Print the lines that start the entries and continue through the one holding "const H = 425;", please, exactly and with the pictures omitted.
-- START DATASET RECORDS --
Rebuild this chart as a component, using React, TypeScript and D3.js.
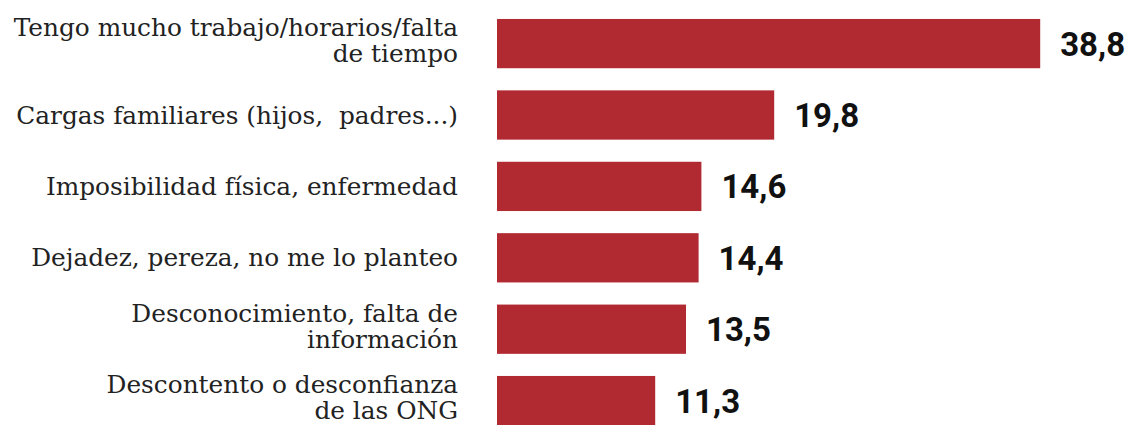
import React from "react";
import * as d3 from "d3";

const categories: string[][] = [
  ["Tengo mucho trabajo/horarios/falta", "de tiempo"],
  ["Cargas familiares (hijos,  padres...)"],
  ["Imposibilidad física, enfermedad"],
  ["Dejadez, pereza, no me lo planteo"],
  ["Desconocimiento, falta de", "información"],
  ["Descontento o desconfianza", "de las ONG"],
];
const values: number[] = [38.8, 19.8, 14.6, 14.4, 13.5, 11.3];
const valueLabels: string[] = ["38,8", "19,8", "14,6", "14,4", "13,5", "11,3"];

const W = 1127;
const H = 425;

export default function App() {
  const keys = categories.map((c, i) => String(i));
  const y = d3.scaleBand<string>().domain(keys).range([7.9, 436.3]).paddingInner(0.31).paddingOuter(0.155);
  const x = d3.scaleLinear().domain([0, 40]).range([497, 1057]);
  const lineH = 26;
  return (
    <svg width={W} height={H} style={{ position: "absolute", left: 0, top: 0, background: "#fff" }}>
      {keys.map((k, i) => {
        const y0 = y(k)!;
        const bw = y.bandwidth();
        const cy = y0 + bw / 2;
        const lines = categories[i];
        const firstBaseline = lines.length > 1 ? cy - ((lines.length - 1) * lineH) / 2 + 5.5 : cy + 8.5;
        return (
          <g key={k}>
            <rect x={x(0)} y={y0} width={x(values[i]) - x(0)} height={bw} fill="#b12a32" />
            <text
              x={x(values[i]) + 20}
              y={cy + 12}
              fontFamily="Roboto, sans-serif"
              fontWeight={700}
              fontSize={33}
              fill="#111"
            >
              {valueLabels[i]}
            </text>
            <text
              textAnchor="end"
              fontFamily="'DejaVu Serif', serif"
              fontSize={24.8}
              fill="#222"
              style={{ whiteSpace: "pre" }}
            >
              {lines.map((l, j) => (
                <tspan key={j} x={458} y={firstBaseline + j * lineH}>
                  {l}
                </tspan>
              ))}
            </text>
          </g>
        );
      })}
    </svg>
  );
}
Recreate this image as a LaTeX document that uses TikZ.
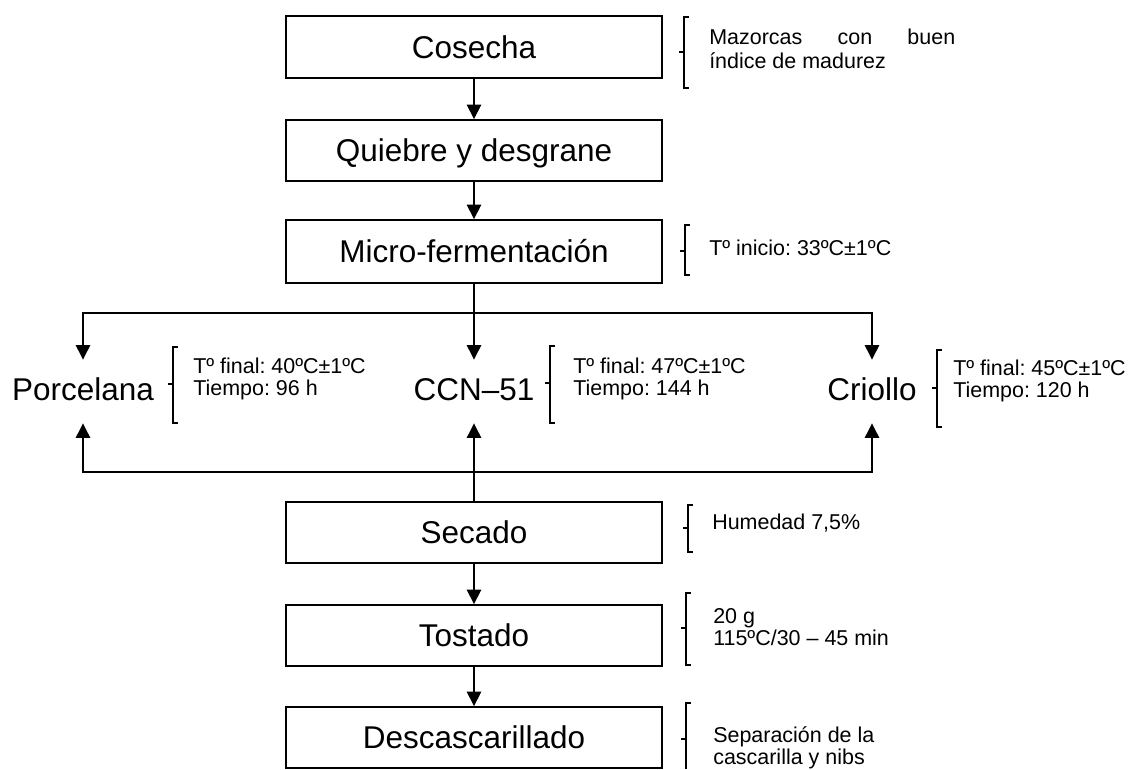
\documentclass[tikz,border=0pt]{standalone}
\usepackage{fontspec}
\setmainfont{Liberation Sans}
\usetikzlibrary{arrows.meta}
\frenchspacing
\newcommand\mybrace[4]{\draw[brk] (#1+5,#2) -- (#1,#2) -- (#1,#4) -- (#1+5,#4) (#1,#3) -- (#1-5,#3);}
\begin{document}
\begin{tikzpicture}[x=0.75pt,y=-0.75pt,
  stepbox/.style={draw, line width=1.1pt, minimum width=282pt, inner sep=0pt,
    text height=17pt, text depth=0pt, font=\fontsize{23.6}{28}\selectfont},
  variety/.style={inner sep=0pt, minimum height=47.25pt, text height=17pt,
    text depth=4.25pt, font=\fontsize{23.6}{28}\selectfont},
  note/.style={anchor=base west, inner sep=0pt, font=\fontsize{16.1}{18}\selectfont\frenchspacing},
  link/.style={line width=2pt, -{Triangle[width=10.5pt,length=11pt]}},
  brk/.style={line width=0.9pt}]
\useasboundingbox (0,0) rectangle (1133,769);

% process boxes
\node[stepbox, minimum height=46.5pt]  (cos) at (474,47)    {Cosecha};
\node[stepbox, minimum height=45.75pt] (qui) at (474,150.5) {Quiebre y desgrane};
\node[stepbox, minimum height=47.25pt] (mic) at (474,251.5) {Micro-fermentación};
\node[stepbox, minimum height=45.75pt] (sec) at (474,532.5) {Secado};
\node[stepbox, minimum height=45.75pt] (tos) at (474,635.5) {Tostado};
\node[stepbox, minimum height=45.75pt] (des) at (474,737.5) {Descascarillado};

% varieties
\node[variety] (porc) at (83,391.5)  {Porcelana};
\node[variety] (ccn)  at (474,391.5) {CCN–51};
\node[variety] (crio) at (872,391.5) {Criollo};

\coordinate (topbar) at (474,313);
\coordinate (botbar) at (474,472);

% connectors
\draw[link] (cos.south) -- (qui.north);
\draw[link] (qui.south) -- (mic.north);
\draw[link] (mic.south) -- (ccn.north);
\draw[link] (topbar) -| (porc.north);
\draw[link] (topbar) -| (crio.north);
\draw[link] (sec.north) -- (ccn.south);
\draw[link] (botbar) -| (porc.south);
\draw[link] (botbar) -| (crio.south);
\draw[link] (sec.south) -- (tos.north);
\draw[link] (tos.south) -- (des.north);

% braces
\mybrace{684}{17}{52}{88}
\mybrace{685}{225}{251}{275}
\mybrace{173}{347}{384}{423}
\mybrace{550}{346}{383}{423}
\mybrace{937}{350}{388}{427}
\mybrace{688}{505}{528}{552}
\mybrace{686}{593}{628}{665}
\draw[brk] (691,703) -- (686,703) -- (686,769) (686,739) -- (681,739);

% notes
\node[note] (n1a) at (709,44) {\makebox[184.5pt][s]{Mazorcas con buen}};
\node[note] (n1b) at (709,68) {índice de madurez};
\node[note] (n2)  at (709,255) {Tº inicio: 33ºC±1ºC};
\node[note] (n3a) at (193,373) {Tº final: 40ºC±1ºC};
\node[note] (n3b) at (193,395) {Tiempo: 96 h};
\node[note] (n4a) at (573,373) {Tº final: 47ºC±1ºC};
\node[note] (n4b) at (573,395) {Tiempo: 144 h};
\node[note] (n5a) at (953,375) {Tº final: 45ºC±1ºC};
\node[note] (n5b) at (953,397) {Tiempo: 120 h};
\node[note] (n6)  at (712,529) {Humedad 7,5\%};
\node[note] (n7a) at (713,623) {20 g};
\node[note] (n7b) at (713,645) {115ºC/30 – 45 min};
\node[note] (n8a) at (713,742) {Separación de la};
\node[note] (n8b) at (713,764) {cascarilla y nibs};
\end{tikzpicture}
\end{document}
-- END DATASET RECORDS --
TASK SOLUTION:
Rebuild this chart as a component, using React, TypeScript and D3.js.
import React from "react";
import * as d3 from "d3";

const categories: string[][] = [
  ["Tengo mucho trabajo/horarios/falta", "de tiempo"],
  ["Cargas familiares (hijos,  padres...)"],
  ["Imposibilidad física, enfermedad"],
  ["Dejadez, pereza, no me lo planteo"],
  ["Desconocimiento, falta de", "información"],
  ["Descontento o desconfianza", "de las ONG"],
];
const values: number[] = [38.8, 19.8, 14.6, 14.4, 13.5, 11.3];
const valueLabels: string[] = ["38,8", "19,8", "14,6", "14,4", "13,5", "11,3"];

const W = 1127;
const H = 425;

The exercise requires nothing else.